Joana está na cadeia civil há cerca de dois anos, sem ter culpa formada. Foi acusada pelo companheiro, que trabalha na Migração, de ter roubado milhares de rands, em conluio com um mítico "amante branco" de cuja existência ninguém sabe. A sua detenção foi feita a pedido do companheiro, através da esquadra de Ressano Garcia, onde os polícias são todos seus colegas. Joana perdeu a casa, os filhos e um marido que se calhar só teve na sua imaginação. A injustiça será hoje, 7 de Abril, reparada para Joana? Será que Joana, na cadeia, ainda é uma "mulher moçambicana"?

Marta já morreu. Se estivesse viva não sei se teria motivos para comemorar o 7 de Abril. Em toda a sua vida de casada sofreu em silêncio e discretamente agressões físicas da parte do marido, até à solução final. Na véspera da sua morte apanhou novamente do seu parceiro e em seguida meteu-se na cama.

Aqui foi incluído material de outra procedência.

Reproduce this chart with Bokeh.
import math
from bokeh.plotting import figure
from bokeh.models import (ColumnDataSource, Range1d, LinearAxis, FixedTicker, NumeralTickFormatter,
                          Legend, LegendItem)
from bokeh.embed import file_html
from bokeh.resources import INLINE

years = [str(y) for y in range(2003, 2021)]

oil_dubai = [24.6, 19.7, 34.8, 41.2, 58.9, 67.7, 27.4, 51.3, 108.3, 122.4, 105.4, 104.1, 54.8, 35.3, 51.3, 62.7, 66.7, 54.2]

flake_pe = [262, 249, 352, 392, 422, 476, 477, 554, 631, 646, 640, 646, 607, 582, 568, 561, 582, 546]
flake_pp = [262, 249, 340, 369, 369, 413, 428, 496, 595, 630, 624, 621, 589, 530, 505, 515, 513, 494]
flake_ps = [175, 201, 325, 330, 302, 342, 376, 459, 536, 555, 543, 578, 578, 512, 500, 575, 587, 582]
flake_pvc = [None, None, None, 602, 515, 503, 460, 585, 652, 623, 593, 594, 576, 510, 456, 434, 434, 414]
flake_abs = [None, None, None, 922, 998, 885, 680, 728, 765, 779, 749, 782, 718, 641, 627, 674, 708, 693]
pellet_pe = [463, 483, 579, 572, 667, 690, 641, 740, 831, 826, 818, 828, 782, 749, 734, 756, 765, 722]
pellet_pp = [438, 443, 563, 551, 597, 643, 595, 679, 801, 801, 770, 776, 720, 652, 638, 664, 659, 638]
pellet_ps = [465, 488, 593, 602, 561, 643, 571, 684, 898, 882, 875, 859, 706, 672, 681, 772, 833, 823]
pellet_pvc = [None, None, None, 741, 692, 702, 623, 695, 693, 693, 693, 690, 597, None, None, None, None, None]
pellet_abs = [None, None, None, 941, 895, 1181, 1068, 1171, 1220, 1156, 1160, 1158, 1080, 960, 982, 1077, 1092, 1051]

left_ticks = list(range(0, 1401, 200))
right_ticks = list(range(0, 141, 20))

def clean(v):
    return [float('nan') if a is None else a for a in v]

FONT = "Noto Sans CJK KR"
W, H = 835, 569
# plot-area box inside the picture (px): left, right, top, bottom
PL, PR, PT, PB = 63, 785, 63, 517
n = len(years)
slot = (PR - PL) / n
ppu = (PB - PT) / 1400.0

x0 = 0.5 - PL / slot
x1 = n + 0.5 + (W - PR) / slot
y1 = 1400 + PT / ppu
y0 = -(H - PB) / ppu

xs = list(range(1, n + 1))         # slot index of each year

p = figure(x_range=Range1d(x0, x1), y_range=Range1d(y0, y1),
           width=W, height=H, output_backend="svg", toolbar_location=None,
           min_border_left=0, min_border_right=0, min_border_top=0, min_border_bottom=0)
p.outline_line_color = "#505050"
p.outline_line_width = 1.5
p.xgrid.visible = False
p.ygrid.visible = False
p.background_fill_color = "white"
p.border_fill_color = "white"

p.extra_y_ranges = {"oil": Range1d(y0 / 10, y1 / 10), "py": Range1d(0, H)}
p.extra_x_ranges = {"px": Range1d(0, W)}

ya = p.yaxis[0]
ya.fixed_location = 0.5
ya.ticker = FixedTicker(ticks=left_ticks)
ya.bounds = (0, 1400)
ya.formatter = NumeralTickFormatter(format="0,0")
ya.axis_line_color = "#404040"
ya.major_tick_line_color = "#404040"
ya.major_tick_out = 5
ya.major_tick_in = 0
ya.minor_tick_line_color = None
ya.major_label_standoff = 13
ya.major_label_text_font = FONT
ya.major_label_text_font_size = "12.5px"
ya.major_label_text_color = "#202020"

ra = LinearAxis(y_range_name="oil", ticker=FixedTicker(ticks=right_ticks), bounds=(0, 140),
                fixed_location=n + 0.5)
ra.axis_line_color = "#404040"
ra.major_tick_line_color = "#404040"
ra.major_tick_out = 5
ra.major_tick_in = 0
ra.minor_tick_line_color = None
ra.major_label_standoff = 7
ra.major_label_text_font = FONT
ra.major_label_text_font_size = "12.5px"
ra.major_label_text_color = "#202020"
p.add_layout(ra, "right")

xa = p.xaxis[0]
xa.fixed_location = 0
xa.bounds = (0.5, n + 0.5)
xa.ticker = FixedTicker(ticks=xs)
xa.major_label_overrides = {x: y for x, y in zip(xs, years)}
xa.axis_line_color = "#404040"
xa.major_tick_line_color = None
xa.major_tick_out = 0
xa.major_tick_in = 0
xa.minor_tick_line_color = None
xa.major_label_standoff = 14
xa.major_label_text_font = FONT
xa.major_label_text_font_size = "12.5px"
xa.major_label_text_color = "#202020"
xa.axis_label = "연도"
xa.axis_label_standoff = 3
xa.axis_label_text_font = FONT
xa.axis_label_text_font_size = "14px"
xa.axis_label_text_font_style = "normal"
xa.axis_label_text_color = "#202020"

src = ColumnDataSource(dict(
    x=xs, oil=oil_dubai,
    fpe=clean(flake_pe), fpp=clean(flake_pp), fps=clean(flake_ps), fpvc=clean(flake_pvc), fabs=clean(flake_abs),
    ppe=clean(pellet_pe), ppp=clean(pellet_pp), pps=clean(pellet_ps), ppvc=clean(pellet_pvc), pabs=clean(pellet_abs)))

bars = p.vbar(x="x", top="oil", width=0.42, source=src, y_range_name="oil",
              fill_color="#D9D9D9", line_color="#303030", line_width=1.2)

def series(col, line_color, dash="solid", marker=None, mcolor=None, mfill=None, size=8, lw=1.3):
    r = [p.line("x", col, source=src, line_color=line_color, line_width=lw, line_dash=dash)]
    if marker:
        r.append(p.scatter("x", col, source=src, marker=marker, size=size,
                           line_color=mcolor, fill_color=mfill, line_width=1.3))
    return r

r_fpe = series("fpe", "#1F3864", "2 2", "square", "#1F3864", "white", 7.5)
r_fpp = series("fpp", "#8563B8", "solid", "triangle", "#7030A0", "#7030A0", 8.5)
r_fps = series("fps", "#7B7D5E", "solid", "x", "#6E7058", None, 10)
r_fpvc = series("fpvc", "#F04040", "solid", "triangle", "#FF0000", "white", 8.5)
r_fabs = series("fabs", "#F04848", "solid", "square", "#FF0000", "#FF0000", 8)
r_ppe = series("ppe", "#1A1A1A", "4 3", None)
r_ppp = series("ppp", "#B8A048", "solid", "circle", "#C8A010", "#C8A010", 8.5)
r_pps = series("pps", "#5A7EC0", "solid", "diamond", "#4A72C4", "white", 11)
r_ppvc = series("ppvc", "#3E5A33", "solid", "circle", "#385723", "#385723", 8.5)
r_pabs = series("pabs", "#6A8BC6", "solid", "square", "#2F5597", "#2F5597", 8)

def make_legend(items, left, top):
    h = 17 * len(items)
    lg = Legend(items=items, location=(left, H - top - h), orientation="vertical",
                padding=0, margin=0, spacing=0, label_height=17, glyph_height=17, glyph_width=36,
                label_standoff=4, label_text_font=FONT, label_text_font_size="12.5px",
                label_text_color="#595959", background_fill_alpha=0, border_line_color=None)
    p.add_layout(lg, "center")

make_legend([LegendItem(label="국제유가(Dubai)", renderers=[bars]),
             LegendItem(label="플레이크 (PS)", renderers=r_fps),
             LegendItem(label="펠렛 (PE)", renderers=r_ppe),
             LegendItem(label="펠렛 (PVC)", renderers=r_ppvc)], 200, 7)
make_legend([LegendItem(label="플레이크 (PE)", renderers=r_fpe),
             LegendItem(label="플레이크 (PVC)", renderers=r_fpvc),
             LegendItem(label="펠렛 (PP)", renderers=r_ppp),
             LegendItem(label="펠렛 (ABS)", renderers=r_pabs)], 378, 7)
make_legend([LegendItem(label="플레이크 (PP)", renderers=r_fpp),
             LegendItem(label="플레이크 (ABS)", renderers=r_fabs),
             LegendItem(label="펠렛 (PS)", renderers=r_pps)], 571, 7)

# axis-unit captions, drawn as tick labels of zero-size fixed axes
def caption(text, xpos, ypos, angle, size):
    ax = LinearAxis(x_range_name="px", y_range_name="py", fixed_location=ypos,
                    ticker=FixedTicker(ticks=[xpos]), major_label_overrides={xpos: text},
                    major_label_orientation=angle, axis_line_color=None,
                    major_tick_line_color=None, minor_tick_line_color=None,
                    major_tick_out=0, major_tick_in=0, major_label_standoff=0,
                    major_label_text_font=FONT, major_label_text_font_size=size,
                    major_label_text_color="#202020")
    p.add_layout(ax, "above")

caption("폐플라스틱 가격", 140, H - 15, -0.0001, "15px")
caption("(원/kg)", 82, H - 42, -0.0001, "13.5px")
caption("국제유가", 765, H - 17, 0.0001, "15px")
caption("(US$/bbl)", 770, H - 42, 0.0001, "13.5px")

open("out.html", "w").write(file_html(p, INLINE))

Sentiu muita sede durante a noite e por duas vezes pediu ao filho que lhe trouxesse um copo de água. A segunda vez o companheiro disse-lhe que bebesse tudo de uma vez e que parasse de acordá-lo a noite toda. Marta respondeu-lhe que ela é que sabia da sede que tinha. E este pequeno grito de revolta foi a última coisa que disse. Não acordou mais. Morreu anónima e timidamente como sempre tinha vivido. Para o bem de todos.

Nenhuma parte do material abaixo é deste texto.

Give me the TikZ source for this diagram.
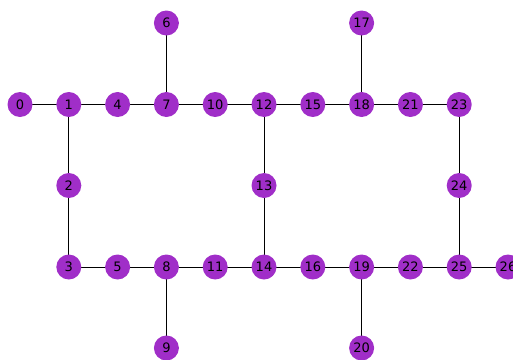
\documentclass[tikz,border=0pt]{standalone}
\usepackage{fontspec}
\setmainfont{DejaVu Sans}
\definecolor{nodefill}{HTML}{A02EC8}
\begin{document}
\begin{tikzpicture}[x=1pt,y=-1pt,
  vert/.style={circle,fill=nodefill,minimum size=25pt,inner sep=0pt,font=\fontsize{13}{13}\selectfont},
  edge/.style={draw=black,line width=1pt}]
\useasboundingbox (0,0) rectangle (513,359);
\def\dx{48.8}
\foreach \n/\i/\y in {0/0/104.5,1/1/104.5,4/2/104.5,7/3/104.5,10/4/104.5,12/5/104.5,15/6/104.5,18/7/104.5,21/8/104.5,23/9/104.5,
  6/3/23,17/7/23,
  2/1/185.5,13/5/185.5,24/9/185.5,
  3/1/267,5/2/267,8/3/267,11/4/267,14/5/267,16/6/267,19/7/267,22/8/267,25/9/267,26/10/267,
  9/3/348,20/7/348}
  \coordinate (c\n) at ({20+\dx*\i},\y);
\foreach \a/\b in {0/1,1/4,4/7,7/10,10/12,12/15,15/18,18/21,21/23,6/7,17/18,1/2,2/3,3/5,5/8,8/11,11/14,14/16,16/19,19/22,22/25,25/26,8/9,19/20,12/13,13/14,23/24,24/25}
  \draw[edge] (c\a) -- (c\b);
\foreach \n in {0,1,2,3,4,5,6,7,8,9,10,11,12,13,14,15,16,17,18,19,20,21,22,23,24,25,26}
  \node[vert] (n\n) at (c\n) {\n};
\end{tikzpicture}
\end{document}
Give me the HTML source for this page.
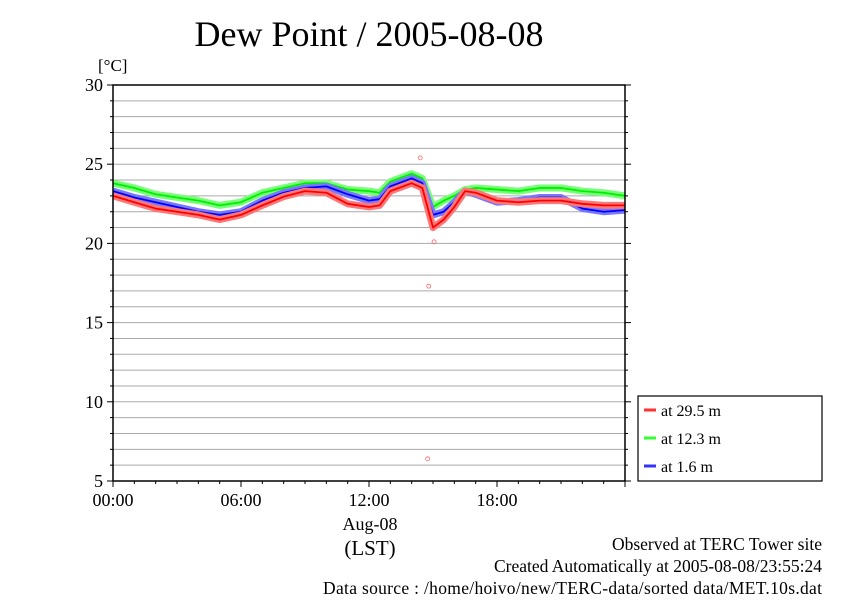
<!DOCTYPE html>
<html><head><meta charset="utf-8"><style>
body{margin:0;background:#fff}
svg text{font-family:"Liberation Serif",serif;fill:#000}
</style></head><body>
<svg id="c" width="842" height="595" viewBox="0 0 842 595">
<text x="369" y="46" font-size="36" text-anchor="middle">Dew Point / 2005-08-08</text>
<text x="98" y="71" font-size="17">[°C]</text>
<g id="grid"></g>
<g id="series"></g>
<rect x="113" y="85" width="512" height="396" fill="none" stroke="#000" stroke-width="1.5"/>
<g id="axes"></g>
<text x="370" y="530" font-size="18" text-anchor="middle">Aug-08</text>
<text x="370" y="555" font-size="21" text-anchor="middle">(LST)</text>
<g>
<rect x="638" y="396" width="184" height="85" fill="#fff" stroke="#000" stroke-width="1.2"/>
<line x1="644" y1="410" x2="656" y2="410" stroke="#f33" stroke-width="3"/><text x="661" y="416" font-size="16">at 29.5 m</text>
<line x1="644" y1="438" x2="656" y2="438" stroke="#3f3" stroke-width="3"/><text x="661" y="444" font-size="16">at 12.3 m</text>
<line x1="644" y1="466" x2="656" y2="466" stroke="#33f" stroke-width="3"/><text x="661" y="472" font-size="16">at 1.6 m</text>
</g>
<text x="822" y="550" font-size="17.5" text-anchor="end">Observed at TERC Tower site</text>
<text x="822" y="572" font-size="17.5" text-anchor="end">Created Automatically at 2005-08-08/23:55:24</text>
<text x="822" y="594" font-size="17.5" text-anchor="end" textLength="499">Data source : /home/hoivo/new/TERC-data/sorted  data/MET.10s.dat</text>
</svg>
<script>
const hours=[0,1,2,3,4,5,6,7,8,9,10,11,12,12.5,13,14,14.5,15,15.5,16,16.5,17,18,19,20,21,22,23,24];
const red=[23.0,22.6,22.2,22.0,21.8,21.5,21.8,22.4,22.95,23.3,23.2,22.5,22.3,22.4,23.3,23.8,23.5,21.0,21.5,22.3,23.3,23.2,22.7,22.6,22.7,22.7,22.5,22.4,22.4];
const blue=[23.3,22.9,22.6,22.3,22.0,21.8,22.0,22.7,23.2,23.5,23.6,23.1,22.7,22.8,23.6,24.1,23.8,21.8,22.0,22.6,23.3,23.1,22.6,22.7,22.9,22.9,22.2,22.0,22.1];
const green=[23.8,23.5,23.1,22.9,22.7,22.4,22.6,23.2,23.5,23.8,23.8,23.4,23.3,23.2,23.9,24.4,24.1,22.3,22.7,23.0,23.4,23.5,23.4,23.3,23.5,23.5,23.3,23.2,23.0];
const outlierHours=[14.4,14.8,15.05,14.75];
const outlierValues=[25.4,17.3,20.1,6.4];
const yTicks=[5,10,15,20,25,30];
const xTicks=[0,6,12,18];
const xTickLabels=["00:00","06:00","12:00","18:00"];
const NS="http://www.w3.org/2000/svg";
const X=h=>113+h*512/24, Y=v=>481-(v-5)*396/25;
function mk(t,a,p){const e=document.createElementNS(NS,t);for(const k in a)e.setAttribute(k,a[k]);p.appendChild(e);return e;}
const grid=document.getElementById('grid'),axes=document.getElementById('axes'),ser=document.getElementById('series');
for(let v=6;v<30;v++){const l=mk('line',{x1:113,x2:625,y1:Y(v),y2:Y(v),stroke:'#aaa','stroke-width':1},grid);

}
for(let v=5;v<=30;v++){const big=v%5==0;
mk('line',{x1:113,x2:big?107:110,y1:Y(v),y2:Y(v),stroke:'#000'},axes);
mk('line',{x1:625,x2:big?631:628,y1:Y(v),y2:Y(v),stroke:'#000'},axes);}
yTicks.forEach(v=>{const t=mk('text',{x:103,y:Y(v)+6,'font-size':18,'text-anchor':'end'},axes);t.textContent=v;

});
for(let h=0;h<=24;h++){mk('line',{x1:X(h),x2:X(h),y1:481,y2:h%6==0?487:484,stroke:'#000'},axes);}
xTicks.forEach((h,i)=>{const t=mk('text',{x:X(h),y:506,'font-size':18,'text-anchor':'middle'},axes);t.textContent=xTickLabels[i];

});
function draw(vals,light,dark,name){
 const pts=hours.map((h,i)=>X(h)+','+Y(vals[i])).join(' ');
 const b=mk('polyline',{points:pts,fill:'none',stroke:light,'stroke-width':7,'stroke-linejoin':'round'},ser);
 
 
 const l=mk('polyline',{points:pts,fill:'none',stroke:dark,'stroke-width':1.8,'stroke-linejoin':'round'},ser);
 
 }
draw(green,'#7f7','#0e0','series-12-3m');
draw(blue,'#77f','#00f','series-1-6m');
draw(red,'#f77','#f00','series-29-5m');
outlierHours.forEach((h,i)=>{const c=mk('circle',{cx:X(h),cy:Y(outlierValues[i]),r:2,fill:'none',stroke:'#f66','stroke-width':0.8},ser);

});
</script>
</body></html>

Anónimas são também todas as outras Marias, Joanas e Martas, cuja vida é difícil ou útil consoante o ponto de vista, que trabalham, amamentam e cuidam do mundo. Não são formigas valentes nem heroínas desconhecidas. São só mulheres com medo, revoltadas ou conformadas, mas também cheias de sonhos e de esperança. Em quê também não sabem muito bem. No dia 7 de Abril, quando podem, cozinham refeições "melhoradas" para a família.

E depois vem a classe política que, rodeada de mulheres que estão também elas na política, vão depor flores a defuntos antigos, heróis venerados que já ninguém associa às lutas que travaram pela justiça. Ninguém diz: "Aqui juramos que vamos lutar pela justiça para as mulheres". Esses defuntos, dizíamos, não são celebrados pelo que fizeram ou pelo que foram, mas para glória dos viventes que mais podem.

Se calhar, bem pensadas as coisas, a utilidade do 7 de Abril pode ser a de criar a oportunidade para que as mulheres com vontade e possibilidades se possam exprimir. Talvez então o 7 de Abril possa ser celebrado pela palavra, se esta for de luta e de esperança. Em memória de todas nós.